Restate exactly the lines of the entries below, beginning with the first and ending with the line that holds "const yTicks = [0, 20, 40, 60, 80, 100, 120];". Pictures are not copied.

(Charts and diagrams as code)
###

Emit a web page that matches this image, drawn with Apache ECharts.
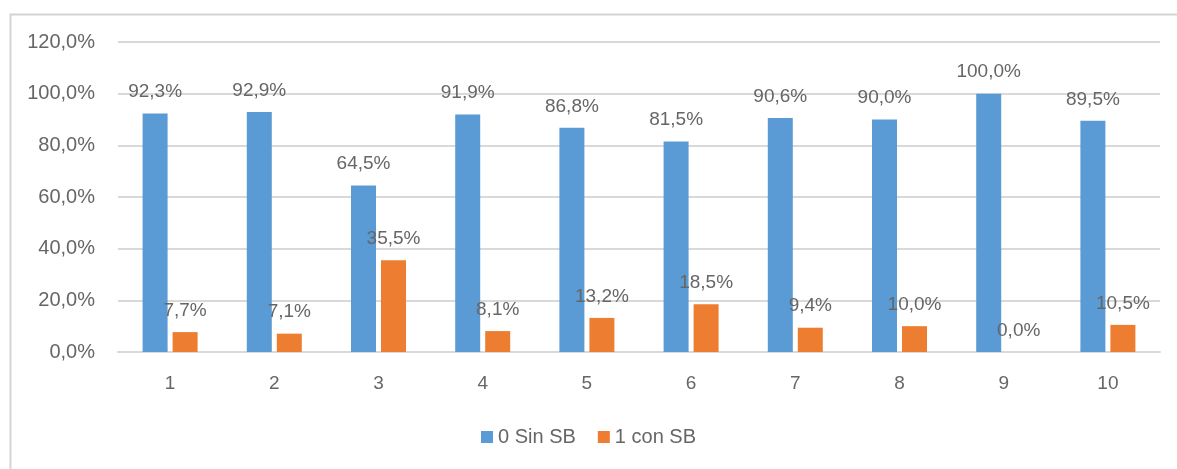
<!DOCTYPE html>
<html>
<head>
<meta charset="utf-8">
<script src="https://cdn.jsdelivr.net/npm/echarts@6/dist/echarts.min.js"></script>
<style>
html,body{margin:0;padding:0;background:#fff;}
#c{width:1177px;height:469px;}
</style>
</head>
<body>
<div id="c"></div>
<script>
const categories = ['1','2','3','4','5','6','7','8','9','10'];
const sinSB = [92.3, 92.9, 64.5, 91.9, 86.8, 81.5, 90.6, 90.0, 100.0, 89.5];
const conSB = [7.7, 7.1, 35.5, 8.1, 13.2, 18.5, 9.4, 10.0, 0.0, 10.5];
const seriesNames = ['0 Sin SB', '1 con SB'];
const yTicks = [0, 20, 40, 60, 80, 100, 120];

const fmt = v => v.toFixed(1).replace('.', ',') + '%';
const FONT = '"Liberation Sans", Arial, sans-serif';
const TXT = '#666666';
const chart = echarts.init(document.getElementById('c'));
const labelCfg = {
  show: true, position: 'top', distance: 12,
  color: TXT, fontSize: 19, fontFamily: FONT,
  formatter: p => fmt(p.value)
};
chart.setOption({
  animation: false,
  graphic: [{
    type: 'rect', left: 8, top: 12,
    shape: {width: 1200, height: 500},
    style: {fill: 'none', stroke: '#d4d4d4', lineWidth: 2}, z: -1
  }],
  grid: {left: 118, right: 17, top: 42, bottom: 117},
  legend: {
    data: seriesNames, bottom: 17, left: 'center',
    itemWidth: 12, itemHeight: 12, itemGap: 22,
    icon: 'rect',
    textStyle: {color: TXT, fontSize: 20, fontFamily: FONT}
  },
  xAxis: {
    type: 'category', data: categories,
    axisLine: {lineStyle: {color: '#d9d9d9', width: 2}},
    axisTick: {show: false},
    axisLabel: {color: TXT, fontSize: 19, fontFamily: FONT, margin: 22}
  },
  yAxis: {
    type: 'value', min: yTicks[0], max: yTicks[yTicks.length - 1], interval: 20,
    axisLine: {show: false}, axisTick: {show: false},
    splitLine: {lineStyle: {color: '#d9d9d9', width: 2}},
    axisLabel: {color: TXT, fontSize: 20, fontFamily: FONT, margin: 23,
      formatter: v => fmt(v)}
  },
  series: [
    {name: seriesNames[0], type: 'bar', data: sinSB, barWidth: 25, barGap: '20%',
      itemStyle: {color: '#5B9BD5'}, label: labelCfg},
    {name: seriesNames[1], type: 'bar', data: conSB, barWidth: 25,
      itemStyle: {color: '#ED7D31'}, label: labelCfg}
  ]
});
</script>
</body>
</html>
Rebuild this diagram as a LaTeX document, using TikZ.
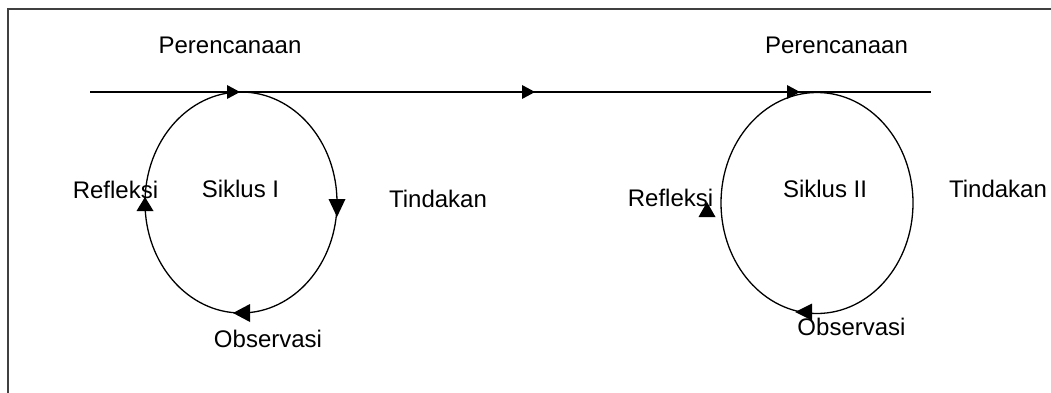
\documentclass[tikz,border=0pt]{standalone}
\usepackage{fontspec}
\setmainfont{Liberation Sans}
\usetikzlibrary{shapes.geometric}
\begin{document}
\begin{tikzpicture}[x=1pt,y=-1pt,
  lbl/.style={anchor=base,inner sep=0pt,font=\fontsize{24}{28}\selectfont},
  cyc/.style={ellipse,draw,line width=1.3pt,inner sep=0pt,outer sep=0pt,minimum width=192pt,minimum height=221pt},
  head/.style={fill=black},
  frameline/.style={draw=black!75,line width=2pt},
  mainline/.style={draw=black,line width=2pt}]
\useasboundingbox (0,0) rectangle (1051,393);
\fill[white] (0,0) rectangle (1051,393);
% frame
\draw[frameline] (8,393) -- (8,9) -- (1051,9);
% cycles
\node[cyc] (c1) at (241,202.5) {};
\node[cyc] (c2) at (817,203) {};
% main line
\coordinate (L) at (90,92);
\coordinate (R) at (931,92);
\draw[mainline] (L) -- (R);
\fill[head] (240,92) -- (227,85) -- (227,99) -- cycle;
\fill[head] (535,92) -- (522,85) -- (522,99) -- cycle;
\fill[head] (800,92) -- (787,85) -- (787,99) -- cycle;
% cycle I arrowheads
\fill[head] (337,217) -- (328.5,199) -- (345.5,199) -- cycle;
\fill[head] (145,197) -- (136.5,211) -- (153.5,211) -- cycle;
\fill[head] (233,313) -- (250,304) -- (250,322) -- cycle;
% cycle II arrowheads
\fill[head] (707,202) -- (698.5,217) -- (715.5,217) -- cycle;
\fill[head] (795,312) -- (812,303.5) -- (812,320.5) -- cycle;
% labels
\node[lbl] (p1) at (230,54) {Perencanaan};
\node[lbl] (p2) at (836.5,54) {Perencanaan};
\node[lbl] (r1) at (115.5,198) {Refleksi};
\node[lbl] (s1) at (240.5,197) {Siklus I};
\node[lbl] (t1) at (438,207) {Tindakan};
\node[lbl] (o1) at (268,347) {Observasi};
\node[lbl] (r2) at (670.5,206) {Refleksi};
\node[lbl] (s2) at (825,197) {Siklus II};
\node[lbl] (t2) at (998,197) {Tindakan};
\node[lbl] (o2) at (851.5,335) {Observasi};
\end{tikzpicture}
\end{document}
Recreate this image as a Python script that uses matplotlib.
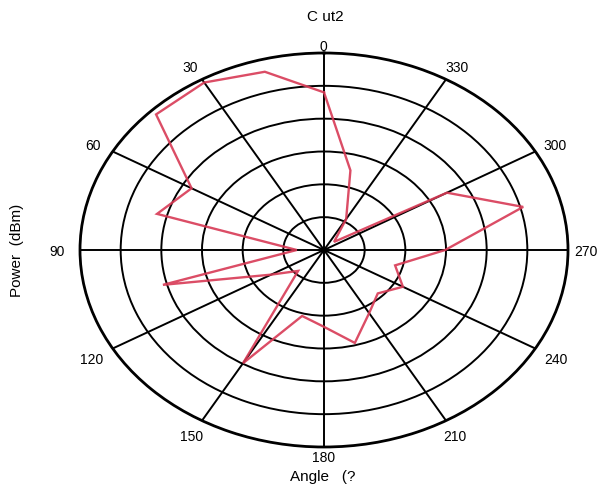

###

# RESULT FOR THIS TASK
Emit a web page that matches this image, drawn with Apache ECharts.
<!DOCTYPE html>
<html>
<head>
<meta charset="utf-8">
<script src="https://cdn.jsdelivr.net/npm/echarts@6/dist/echarts.min.js"></script>
<style>
html,body{margin:0;padding:0;background:#fff;}
#c{width:1177px;height:469px;}
</style>
</head>
<body>
<div id="c"></div>
<script>
const categories = ['1','2','3','4','5','6','7','8','9','10'];
const sinSB = [92.3, 92.9, 64.5, 91.9, 86.8, 81.5, 90.6, 90.0, 100.0, 89.5];
const conSB = [7.7, 7.1, 35.5, 8.1, 13.2, 18.5, 9.4, 10.0, 0.0, 10.5];
const seriesNames = ['0 Sin SB', '1 con SB'];
const yTicks = [0, 20, 40, 60, 80, 100, 120];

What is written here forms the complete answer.